October 2008


Puccini - Tosca
Nadja Michael, Zoran Todorovic, Gidon Saks, Bergenzer Festspielchor, Vienna Symphony; Ulf Schirmer, conductor
Phoenix Edition 801
Format: DVD
Released: 2008

by Rad Bennett
radb@soundstage.com

Musical Performance ****
Recording Quality ****
Image Quality ***1/2
Overall Enjoyment ****

Tosca is one of the most-loved operas in the repertory. Fans are going to have a good idea of what they like in a performance of this ultra dramatic work. I thought I did -- I generally don’t like revisionist performances. This one, however, blew me away. It took place on the water at the Bergenzer Festival of 2007, where it played almost a month with three different casts. The one on this DVD would be considered the front-ranking ensemble. You can see from the cover photo that the production was done in front of scaffolding and that at the center is a huge eye. This symbolizes Scarpia’s secret police, from whom no one can escape. But the eye also tilts, and the iris operates as a video window to offstage events and provides a little stage for Mario in the last-act prison scene. The set changes are full of surprises from beginning to end.

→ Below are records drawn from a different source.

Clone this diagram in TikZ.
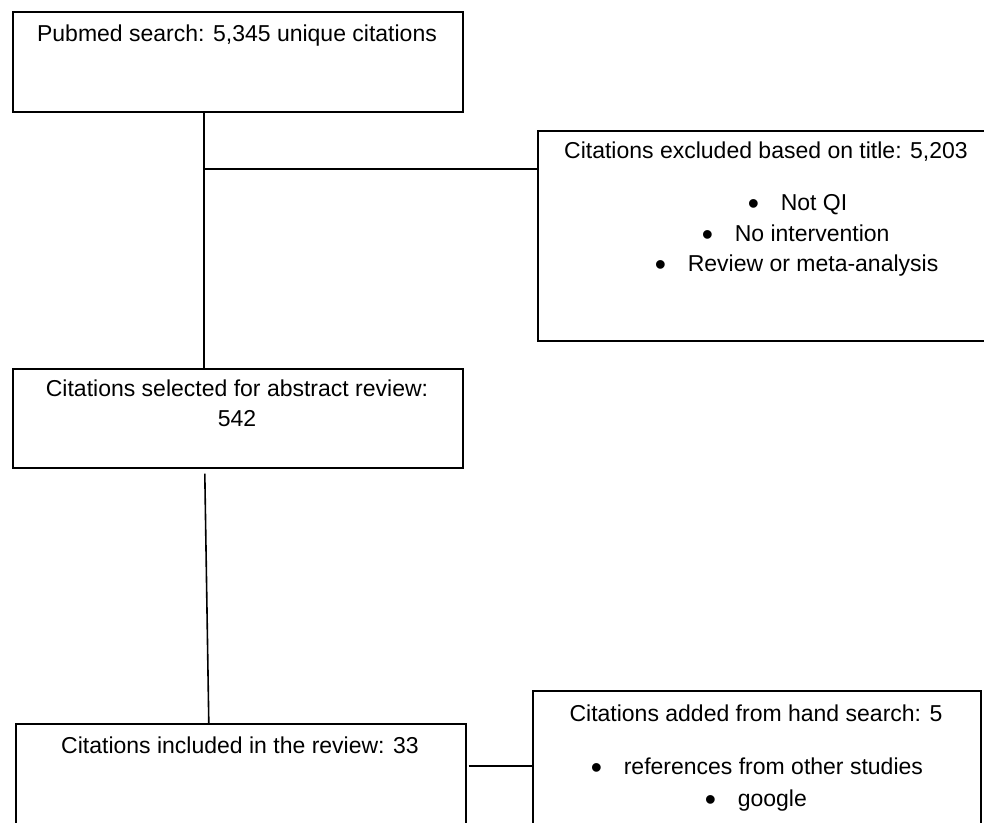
\documentclass[tikz,border=0pt]{standalone}
\usepackage{fontspec}
\setmainfont{Liberation Sans}
\newcommand{\bigbullet}{\makebox[33pt][l]{\raisebox{-4pt}{\fontsize{32}{32}\selectfont\textbullet}}}
\begin{document}
\begin{tikzpicture}[x=1pt, y=-1pt, line width=1.6pt,
    box/.style={draw, anchor=north west, inner sep=0pt},
    txt/.style={inner sep=0pt, anchor=base, font=\fontsize{23}{28}\selectfont},
    item/.style={txt, anchor=base west}]
    \useasboundingbox (0,0) rectangle (984,822);
    \clip (0,0) rectangle (984,822);

    % boxes
    \node[box, minimum width=450pt, minimum height=100pt] (search) at (12,11) {};
    \node[box, minimum width=458pt, minimum height=210pt] (excl) at (537,130) {};
    \node[box, minimum width=450pt, minimum height=99pt] (select) at (12,368) {};
    \node[box, minimum width=450pt, minimum height=120pt] (incl) at (15,723) {};
    \node[box, minimum width=448pt, minimum height=150pt] (hand) at (532,690) {};

    % texts
    \node[txt] (searchtxt) at (237,41) {Pubmed search: 5,345 unique citations};
    \node[txt] (excltxt) at (766,158) {Citations excluded based on title: 5,203};
    \foreach \bx/\by/\t [count=\i] in {747/210/Not QI, 701/241/No intervention, 654/271/Review or meta-analysis}
        \node[item] (excl\i) at (\bx,\by) {\bigbullet\t};
    \node[txt] (selecttxt) at (237,396) {Citations selected for abstract review:};
    \node[txt] (selectnum) at (237,426) {542};
    \node[txt] (incltxt) at (240,753) {Citations included in the review: 33};
    \node[txt] (handtxt) at (756,721) {Citations added from hand search: 5};
    \foreach \bx/\by/\t [count=\i] in {590/774/references from other studies, 704/806/google}
        \node[item] (hand\i) at (\bx,\by) {\bigbullet\t};

    % connectors
    \coordinate (split) at (204,169);
    \draw (search.south -| split) -- (select.north -| split);
    \draw (split) -- (split -| excl.west);
    \draw ([xshift=-33pt, yshift=-5pt]select.south) -- ([xshift=-32pt]incl.north);
    \draw ([xshift=2pt]incl.east |- hand.west) -- (hand.west);
\end{tikzpicture}
\end{document}
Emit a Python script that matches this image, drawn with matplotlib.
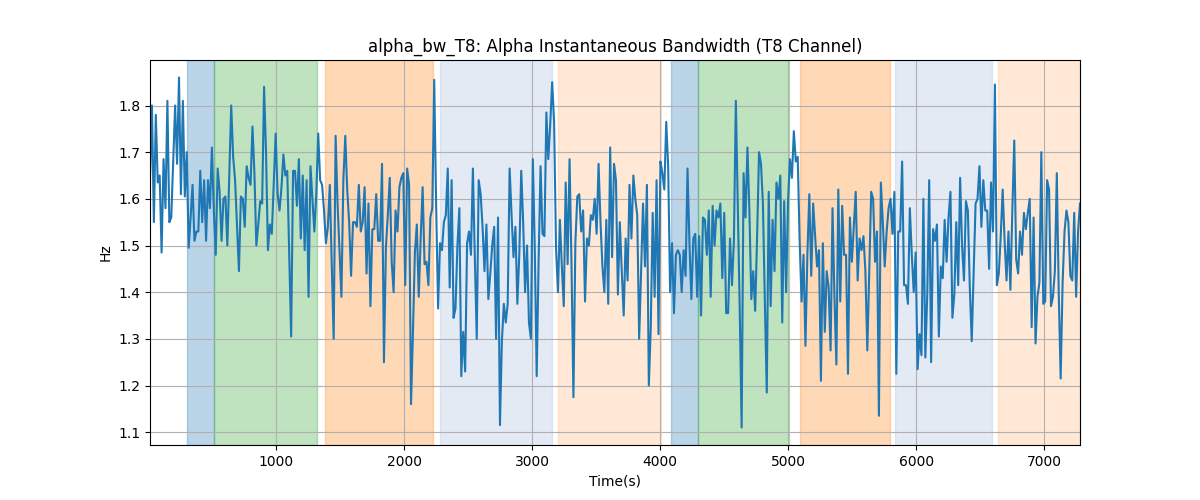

One scene stands out. At the end of Act I, as the lecherous Scarpia ascends stage left on a moving scaffold, the eye opens at the bottom to show a large assemblage of priests and religious types while at the same time prisoners are sent to a below-stage-level room in front of the eye, where they are shot as the act concludes. The singers are all good, the Scarpia (Gideon Saks) and Tosca (Nadja Michael) are outstanding. They sing well and are all about sex, seduction, and power. This is definitely an R-rated Tosca. It begins with some artsy, and distracting, recurring split-screen camerawork, but that settles down after 15 minutes and then the camera is exactly where it needs to be.

The sound is full-bodied yet quite clear. It pushes Dolby Digital to the limit, with every cymbal crash shimmering in the night air and every bass-drum thud going straight to the gut. There’s some amazing surround sound here and there -- offstage cannon, bells, and the like. Judging from the reviews of the live performance, these were present in person as well. Several reviewers commented on the sound being more impressive than Dolby Digital Surround in a movie theater.

One word of caution: There is a cut in Act III that keeps you from seeing Mario’s execution, in which a stunt double takes a 20-foot fall into the water. It startled me at first, but there’s so much to like here that I can overlook it. This Tosca bristles with drama and provides first-rate entertainment.